Bacterial infection of the skin

Actinomycetoma is a chronic bacterial subcutaneous infection caused by aerobic actinomycetes that affect the skin and connective tissue . Its clinical features are firm tumefaction of the affected site and the presence of abscesses, nodules, and sinuses that drain a seropurulent exudate containing granules characteristic of the disease, formed by the causative agent and defensive response cells of the host. The disease is caused by inoculation of the infectious agent through minor trauma in susceptible individuals.

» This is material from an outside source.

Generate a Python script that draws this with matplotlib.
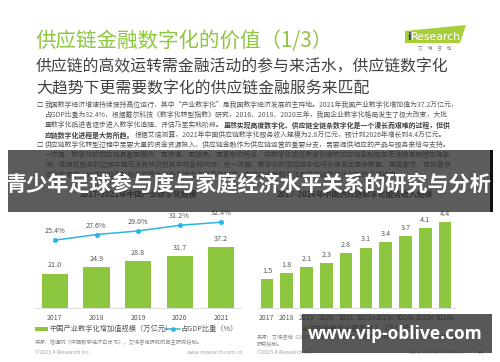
"""Slide: supply-chain finance digitalisation value (1/3), with banner and watermark."""
import matplotlib
matplotlib.use("Agg")
import matplotlib.pyplot as plt
from matplotlib.patches import Rectangle, Polygon
from matplotlib.lines import Line2D
import numpy as np

plt.rcParams["font.family"] = ["Noto Sans CJK SC", "DejaVu Sans"]

W, H = 500, 362
GREEN, CYAN, GREY, DARK = "#8dc63f", "#2cb5e3", "#595959", "#404040"

# ---------- data ----------
years_a = ["2017", "2018", "2019", "2020", "2021"]
scale_a = [21.0, 24.9, 28.8, 31.7, 37.2]          # 万亿元
share_a = [25.4, 27.6, 29.0, 31.2, 32.4]          # % of GDP
years_b = ["2017", "2018", "2019", "2020", "2021",
           "2022e", "2023e", "2024e", "2025e", "2026e"]
revenue_b = [1.5, 1.8, 2.1, 2.3, 2.8, 3.1, 3.4, 3.7, 4.1, 4.4]  # 万亿元

title = "供应链金融数字化的价值（1/3）"
subtitle = ["供应链的高效运转需金融活动的参与来活水，供应链数字化",
            "大趋势下更需要数字化的供应链金融服务来匹配"]
# (normal, bold, normal) pieces per line
body = [
    ("我国数字经济增速持续保持高位运行，其中“产业数字化”是我国数字经济发展的主阵地。2021年我国产业数字化增加值为37.2万亿元，", "", ""),
    ("占GDP比重为32.4%，根据戴尔科技《数字化转型指数》研究，2016、2018、2020三年，我国企业数字化格局发生了极大改变，大批", "", ""),
    ("量数字化后进者逐步进入数字化追随、评估乃至实践阶段。", "虽然实现高度数字化、供应链全链条数字化是一个漫长而艰难的过程，但供", ""),
    ("", "应链数字化进程是大势所趋。", "根据艾瑞测算，2021年中国供应链数字化服务收入规模为2.8万亿元，预计到2026年增长到4.4万亿元。"),
    ("供应链数字化转型过程中需要大量的资金资源投入，供应链金融作为供应链运营的重要分支，需要提供相应的产品与服务来给与支持。", "", ""),
    ("一方面，数字化的供应链具备更高效、更快速、更协同、更复杂的特点，非数字化或低数字化度的供应链金融服务无法快速跟进实现协", "", ""),
    ("同，在提供服务的过程中更无法有效识别其中的各种风险；另一方面，数字化的供应链中也将会迸发出更多数量、更高要求、更加复杂", "", ""),
    ("的金融需求，对供应链金融服务的数字化能力提出了更高的要求，供应链金融数字化是供应链数字化发展的必然结果。", "", ""),
]
bullets = [0, 4]
banner = "青少年足球参与度与家庭经济水平关系的研究与分析"
watermark = "www.vip-oblive.com"

fig = plt.figure(figsize=(W / 100, H / 100), dpi=100)
fig.patch.set_facecolor("white")


def full_axes(z):
    a = fig.add_axes([0, 0, 1, 1], zorder=z)
    a.set_xlim(0, W); a.set_ylim(H, 0)
    a.axis("off"); a.patch.set_alpha(0)
    return a


bg = full_axes(-1)

# ---------- header ----------
bg.text(36, 41, title, fontsize=14.8, color=GREEN, va="center", ha="left")
bg.text(36, 67, subtitle[0], fontsize=11.4, color=DARK, va="center")
bg.text(36, 89, subtitle[1], fontsize=11.4, color=DARK, va="center")

bg.add_patch(Polygon([(405, 31), (466, 25), (460, 43), (405, 43)], closed=True,
                     fc="#a9cf38", ec="none"))
bg.text(407, 36.5, "i", fontsize=7.8, color="#1f3c74", va="center", fontweight="bold",
        family="DejaVu Sans")
bg.text(411, 36.5, "Research", fontsize=7.8, color="white", va="center", family="DejaVu Sans")
bg.text(435, 49, "艾    瑞    咨    询", fontsize=3.6, color="#8c8c8c", ha="center", va="center")

# ---------- body text ----------
for i, (a, b, c) in enumerate(body):
    y = 105 + 10 * i
    if i in bullets:
        bg.text(40, y, "□", fontsize=4.6, color=DARK, ha="center", va="center")
    prev = bg.text(45, y, a, fontsize=4.95, color=GREY, va="center")
    if b:
        prev = bg.annotate(b, xy=(1, 0.5), xycoords=prev, fontsize=4.95, color=DARK,
                           fontweight="bold", va="center", ha="left")
    if c:
        bg.annotate(c, xy=(1, 0.5), xycoords=prev, fontsize=4.95, color=GREY,
                    va="center", ha="left")

# ---------- chart titles ----------
bg.text(138, 194, "2017-2021年中国产业数字化规模", fontsize=5.6, color=DARK,
        fontweight="bold", ha="center", va="center")
bg.text(355, 194, "2017-2026年中国供应链数字化服务收入规模", fontsize=5.6, color=DARK,
        fontweight="bold", ha="center", va="center")


def chart_axes(x0, x1, xlim):
    a = fig.add_axes([x0 / W, 1 - 308 / H, (x1 - x0) / W, 103 / H], zorder=0)
    a.patch.set_alpha(0)
    for s in ("top", "right", "left"):
        a.spines[s].set_visible(False)
    a.spines["bottom"].set_color("#d9d9d9")
    a.spines["bottom"].set_linewidth(0.6)
    a.set_yticks([])
    a.set_xlim(*xlim)
    a.tick_params(axis="x", length=0, pad=4, labelsize=5, labelcolor=GREY)
    return a


# ---------- left chart ----------
axa = chart_axes(35, 242, (-0.48, 4.5))
xa = np.arange(len(years_a))
axa.bar(xa, scale_a, 0.63, color=GREEN)
axa.set_ylim(0, 62.8)
axa.set_xticks(xa); axa.set_xticklabels(years_a)
for x, v in zip(xa, scale_a):
    axa.annotate(f"{v:.1f}", (x, v), xytext=(0, 3), textcoords="offset points",
                 ha="center", va="bottom", fontsize=5.2, color=GREY)
axl = axa.twinx()
axl.set_ylim(-1, 39.1)
axl.axis("off")
axl.plot(xa, share_a, "-o", color=CYAN, lw=1.1, ms=2.6)
for x, v in zip(xa, share_a):
    axl.annotate(f"{v:.1f}%", (x, v), xytext=(0, 3.5), textcoords="offset points",
                 ha="center", va="bottom", fontsize=5.2, color=GREY, annotation_clip=False)

# left legend / source / footer
bg.add_patch(Rectangle((35, 327), 13, 4, fc=GREEN, ec="none"))
bg.text(49, 329, "中国产业数字化增加值规模（万亿元）", fontsize=5.2, color=GREY, va="center")
bg.add_line(Line2D([165, 180], [329, 329], color=CYAN, lw=1.1))
bg.plot([172.5], [329], "o", color=CYAN, ms=2.4)
bg.text(181, 329, "占GDP比重（%）", fontsize=5.2, color=GREY, va="center")
bg.text(35, 342, "来源：信通院《中国数字经济白皮书》，艾瑞咨询研究院自主研究绘制。",
        fontsize=3.8, color="#8c8c8c", va="center")
bg.text(35, 353, "©2023.4 iResearch Inc.", fontsize=3.8, color="#a0a0a0", va="center")
bg.text(243, 353, "www.iresearch.com.cn", fontsize=3.8, color="#a0a0a0", va="center", ha="right")

# ---------- right chart ----------
axb = chart_axes(258, 455, (-0.45, 9.5))
xb = np.arange(len(years_b))
axb.bar(xb, revenue_b, 0.63, color=GREEN)
axb.set_ylim(0, 5.28)
axb.set_xticks(xb); axb.set_xticklabels(years_b)
for x, v in zip(xb, revenue_b):
    axb.annotate(f"{v:.1f}", (x, v), xytext=(0, 3), textcoords="offset points",
                 ha="center", va="bottom", fontsize=5.2, color=GREY)

bg.add_patch(Rectangle((303, 326.5), 4, 4, fc=GREEN, ec="none"))
bg.text(309, 328.5, "供应链数字化服务收入（万亿元）", fontsize=5.2, color=GREY, va="center")
bg.text(257, 337, "来源：艾瑞咨询《2022年中国供应链数字化升级行业研究报告》，艾瑞咨询研究院自主",
        fontsize=3.8, color="#8c8c8c", va="center")
bg.text(257, 345, "研究绘制。", fontsize=3.8, color="#8c8c8c", va="center")
bg.text(257, 353, "©2023.4 iResearch Inc.", fontsize=3.8, color="#a0a0a0", va="center")
bg.text(465, 353, "www.iresearch.com.cn", fontsize=3.8, color="#a0a0a0", va="center", ha="right")
bg.text(481, 353, "14", fontsize=4.2, color="#8c8c8c", va="center", ha="center")

# ---------- overlays ----------
top = full_axes(10)
top.add_patch(Rectangle((8, 150), 482, 62, fc="#2e2e2e", alpha=0.78, ec="none"))
top.add_patch(Rectangle((490, 150), 3, 62, fc="#111111", ec="none"))
top.text(249, 184, banner, fontsize=15.2, color="white", fontweight="bold",
         ha="center", va="center")
top.add_patch(Rectangle((302, 314), 190, 39, fc="#2e2e2e", alpha=0.8, ec="none"))
top.text(395, 334, watermark, fontsize=12.5, color="white", fontweight="bold",
         ha="center", va="center", family="Open Sans")

fig.savefig("out.png", dpi=100)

Actinomycetoma is caused by members of the order Actinomycetales, particularly Nocardia brasiliensis, Actinomadura madurae, Streptomyces somaliensis, and Actinomadura pelletieri. However, some cases have also been reported due to Actinomadura latina and other Nocardia species such as: Nocardia aobensis, Nocardia farcinica, Nocardia harenae, Nocardia otitidiscaviarum, Nocardia mexicana, Nocardia transvalensis, Nocardia veterana, Nocardiopsis yamanashiensis, and Nocardia dassonvillei and other actinobacteria such as Cellulosimicrobium cellulans.

It is, therefore, a form of actinomycosis. Mycetoma is a broad term which includes actinomycetoma and eumycetoma under it. However, eumycetoma is caused by fungal infection in contrast to actinomycetoma that is caused by mostly anaerobic bacteria.